[START GIVEN INFORMATION]
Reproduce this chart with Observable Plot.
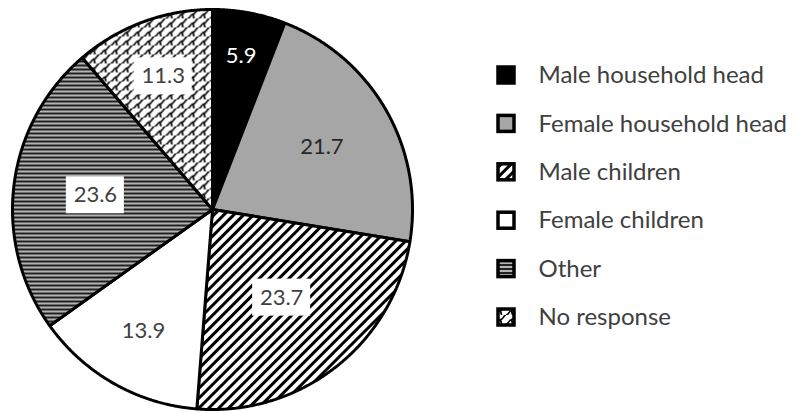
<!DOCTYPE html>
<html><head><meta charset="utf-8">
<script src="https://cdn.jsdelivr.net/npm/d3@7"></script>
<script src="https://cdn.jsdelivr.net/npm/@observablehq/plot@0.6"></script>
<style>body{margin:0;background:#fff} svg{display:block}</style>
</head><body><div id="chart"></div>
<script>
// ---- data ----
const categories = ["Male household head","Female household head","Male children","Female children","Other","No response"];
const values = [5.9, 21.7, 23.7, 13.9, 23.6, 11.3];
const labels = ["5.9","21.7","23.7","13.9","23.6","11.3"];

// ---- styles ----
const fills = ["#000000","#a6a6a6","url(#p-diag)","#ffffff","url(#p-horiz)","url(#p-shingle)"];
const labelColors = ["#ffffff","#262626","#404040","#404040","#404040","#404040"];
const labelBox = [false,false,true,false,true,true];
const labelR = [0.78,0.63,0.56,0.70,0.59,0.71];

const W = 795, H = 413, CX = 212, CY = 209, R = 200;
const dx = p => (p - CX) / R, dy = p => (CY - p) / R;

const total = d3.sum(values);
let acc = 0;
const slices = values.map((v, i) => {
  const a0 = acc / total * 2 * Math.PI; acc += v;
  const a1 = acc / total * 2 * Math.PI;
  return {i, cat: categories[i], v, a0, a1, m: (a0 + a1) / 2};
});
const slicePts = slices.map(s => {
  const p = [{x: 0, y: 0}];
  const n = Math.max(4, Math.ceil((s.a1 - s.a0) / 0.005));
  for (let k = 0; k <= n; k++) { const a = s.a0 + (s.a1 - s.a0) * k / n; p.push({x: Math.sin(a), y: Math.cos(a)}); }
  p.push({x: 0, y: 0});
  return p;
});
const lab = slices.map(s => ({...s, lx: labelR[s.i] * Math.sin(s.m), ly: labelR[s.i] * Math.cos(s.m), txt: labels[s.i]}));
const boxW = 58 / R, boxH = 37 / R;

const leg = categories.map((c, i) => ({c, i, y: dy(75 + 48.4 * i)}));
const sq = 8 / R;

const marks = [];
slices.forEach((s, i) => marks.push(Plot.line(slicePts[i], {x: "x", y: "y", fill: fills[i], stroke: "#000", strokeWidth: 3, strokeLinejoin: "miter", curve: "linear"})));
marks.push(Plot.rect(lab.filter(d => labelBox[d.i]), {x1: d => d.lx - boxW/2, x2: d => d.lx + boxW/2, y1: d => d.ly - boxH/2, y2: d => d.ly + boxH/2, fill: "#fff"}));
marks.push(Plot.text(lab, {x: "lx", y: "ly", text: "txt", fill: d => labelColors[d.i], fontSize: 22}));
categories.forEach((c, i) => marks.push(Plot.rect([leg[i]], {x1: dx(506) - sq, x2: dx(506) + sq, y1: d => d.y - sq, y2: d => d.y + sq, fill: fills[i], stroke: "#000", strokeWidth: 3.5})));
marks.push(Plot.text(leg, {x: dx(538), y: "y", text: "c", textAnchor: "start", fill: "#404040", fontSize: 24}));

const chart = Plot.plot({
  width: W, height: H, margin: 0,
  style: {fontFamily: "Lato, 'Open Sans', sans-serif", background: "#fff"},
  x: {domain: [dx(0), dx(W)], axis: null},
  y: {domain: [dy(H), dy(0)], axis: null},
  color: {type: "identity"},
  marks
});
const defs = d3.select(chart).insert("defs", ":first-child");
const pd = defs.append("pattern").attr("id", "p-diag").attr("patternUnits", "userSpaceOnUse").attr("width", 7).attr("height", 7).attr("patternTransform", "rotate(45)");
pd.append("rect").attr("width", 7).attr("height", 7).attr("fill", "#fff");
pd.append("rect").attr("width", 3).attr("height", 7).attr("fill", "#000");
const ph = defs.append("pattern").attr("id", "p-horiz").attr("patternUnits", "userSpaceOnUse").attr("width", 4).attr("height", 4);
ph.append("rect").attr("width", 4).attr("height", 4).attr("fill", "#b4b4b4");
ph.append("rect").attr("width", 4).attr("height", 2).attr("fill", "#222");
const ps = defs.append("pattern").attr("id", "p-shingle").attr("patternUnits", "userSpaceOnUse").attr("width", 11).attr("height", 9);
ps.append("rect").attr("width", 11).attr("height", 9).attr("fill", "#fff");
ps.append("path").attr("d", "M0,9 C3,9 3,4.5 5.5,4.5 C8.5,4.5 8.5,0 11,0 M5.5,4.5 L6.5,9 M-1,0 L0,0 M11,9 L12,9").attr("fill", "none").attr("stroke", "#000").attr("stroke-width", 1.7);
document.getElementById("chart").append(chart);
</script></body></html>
[END GIVEN INFORMATION]
AIM — Restate the material word for word from its first line through the line containing "const dx = p", both included; the pictures do not belong in it.

RESULT —
Reproduce this chart with Observable Plot.
<!DOCTYPE html>
<html><head><meta charset="utf-8">
<script src="https://cdn.jsdelivr.net/npm/d3@7"></script>
<script src="https://cdn.jsdelivr.net/npm/@observablehq/plot@0.6"></script>
<style>body{margin:0;background:#fff} svg{display:block}</style>
</head><body><div id="chart"></div>
<script>
// ---- data ----
const categories = ["Male household head","Female household head","Male children","Female children","Other","No response"];
const values = [5.9, 21.7, 23.7, 13.9, 23.6, 11.3];
const labels = ["5.9","21.7","23.7","13.9","23.6","11.3"];

// ---- styles ----
const fills = ["#000000","#a6a6a6","url(#p-diag)","#ffffff","url(#p-horiz)","url(#p-shingle)"];
const labelColors = ["#ffffff","#262626","#404040","#404040","#404040","#404040"];
const labelBox = [false,false,true,false,true,true];
const labelR = [0.78,0.63,0.56,0.70,0.59,0.71];

const W = 795, H = 413, CX = 212, CY = 209, R = 200;
const dx = p => (p - CX) / R, dy = p => (CY - p) / R;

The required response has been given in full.